**INFORMATION SUPPLIED**:
━━━━━━━━━━━━━━━━━━━━━━━━━━━━━━
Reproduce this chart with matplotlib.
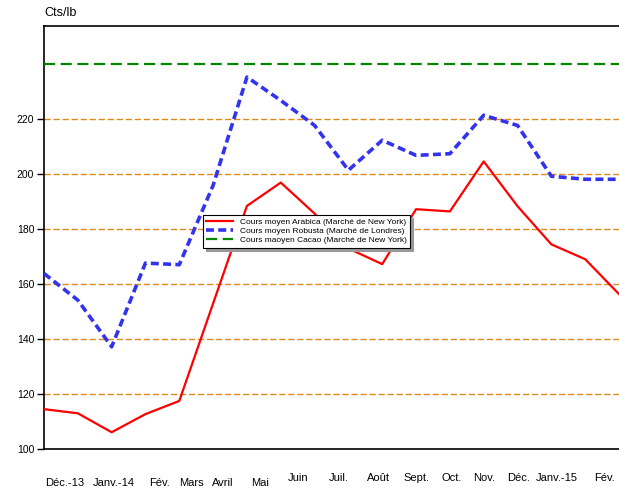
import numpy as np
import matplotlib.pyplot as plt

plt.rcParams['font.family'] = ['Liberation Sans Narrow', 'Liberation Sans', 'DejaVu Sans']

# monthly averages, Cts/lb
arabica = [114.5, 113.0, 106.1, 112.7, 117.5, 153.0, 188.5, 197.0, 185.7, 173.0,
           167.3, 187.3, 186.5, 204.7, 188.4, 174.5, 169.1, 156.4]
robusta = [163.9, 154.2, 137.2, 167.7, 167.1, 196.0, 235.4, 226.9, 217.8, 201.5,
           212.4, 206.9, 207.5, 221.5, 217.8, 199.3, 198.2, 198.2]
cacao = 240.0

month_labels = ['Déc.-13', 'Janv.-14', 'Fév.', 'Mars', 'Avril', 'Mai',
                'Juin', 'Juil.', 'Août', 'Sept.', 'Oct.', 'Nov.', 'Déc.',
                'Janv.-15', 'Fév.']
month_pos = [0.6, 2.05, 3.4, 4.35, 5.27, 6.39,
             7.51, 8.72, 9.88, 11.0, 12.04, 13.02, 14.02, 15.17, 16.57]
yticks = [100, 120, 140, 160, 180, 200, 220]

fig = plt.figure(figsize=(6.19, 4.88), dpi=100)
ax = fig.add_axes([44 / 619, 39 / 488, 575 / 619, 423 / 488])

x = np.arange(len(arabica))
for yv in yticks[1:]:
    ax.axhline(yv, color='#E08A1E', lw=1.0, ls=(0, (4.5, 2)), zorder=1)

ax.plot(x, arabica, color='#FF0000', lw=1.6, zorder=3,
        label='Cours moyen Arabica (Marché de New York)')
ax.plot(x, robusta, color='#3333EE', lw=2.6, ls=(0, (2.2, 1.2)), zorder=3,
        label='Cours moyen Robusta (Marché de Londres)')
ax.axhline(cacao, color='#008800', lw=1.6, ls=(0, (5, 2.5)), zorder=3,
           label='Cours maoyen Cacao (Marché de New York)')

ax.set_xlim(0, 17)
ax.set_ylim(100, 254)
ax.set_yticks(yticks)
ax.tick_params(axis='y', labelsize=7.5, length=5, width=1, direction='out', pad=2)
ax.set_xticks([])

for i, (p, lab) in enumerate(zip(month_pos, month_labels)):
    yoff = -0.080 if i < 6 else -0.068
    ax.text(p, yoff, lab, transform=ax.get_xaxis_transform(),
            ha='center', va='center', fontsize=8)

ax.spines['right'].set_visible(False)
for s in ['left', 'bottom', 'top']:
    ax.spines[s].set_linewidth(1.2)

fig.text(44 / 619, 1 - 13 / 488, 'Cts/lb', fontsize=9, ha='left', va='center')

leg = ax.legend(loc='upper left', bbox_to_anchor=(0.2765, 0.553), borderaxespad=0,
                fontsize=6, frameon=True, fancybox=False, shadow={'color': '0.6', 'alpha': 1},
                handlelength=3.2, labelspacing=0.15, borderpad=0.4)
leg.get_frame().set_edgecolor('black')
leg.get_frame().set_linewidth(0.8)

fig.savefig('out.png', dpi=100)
━━━━━━━━━━━━━━━━━━━━━━━━━━━━━━
**WORK TO BE COMPLETED**: Write out exactly the lines between the start of the data and the line with "(4.5, 2)), zorder=1)", including both, but none of the pictures.

**FINISHED TASK**:
Reproduce this chart with matplotlib.
import numpy as np
import matplotlib.pyplot as plt

plt.rcParams['font.family'] = ['Liberation Sans Narrow', 'Liberation Sans', 'DejaVu Sans']

# monthly averages, Cts/lb
arabica = [114.5, 113.0, 106.1, 112.7, 117.5, 153.0, 188.5, 197.0, 185.7, 173.0,
           167.3, 187.3, 186.5, 204.7, 188.4, 174.5, 169.1, 156.4]
robusta = [163.9, 154.2, 137.2, 167.7, 167.1, 196.0, 235.4, 226.9, 217.8, 201.5,
           212.4, 206.9, 207.5, 221.5, 217.8, 199.3, 198.2, 198.2]
cacao = 240.0

month_labels = ['Déc.-13', 'Janv.-14', 'Fév.', 'Mars', 'Avril', 'Mai',
                'Juin', 'Juil.', 'Août', 'Sept.', 'Oct.', 'Nov.', 'Déc.',
                'Janv.-15', 'Fév.']
month_pos = [0.6, 2.05, 3.4, 4.35, 5.27, 6.39,
             7.51, 8.72, 9.88, 11.0, 12.04, 13.02, 14.02, 15.17, 16.57]
yticks = [100, 120, 140, 160, 180, 200, 220]

fig = plt.figure(figsize=(6.19, 4.88), dpi=100)
ax = fig.add_axes([44 / 619, 39 / 488, 575 / 619, 423 / 488])

x = np.arange(len(arabica))
for yv in yticks[1:]:
    ax.axhline(yv, color='#E08A1E', lw=1.0, ls=(0, (4.5, 2)), zorder=1)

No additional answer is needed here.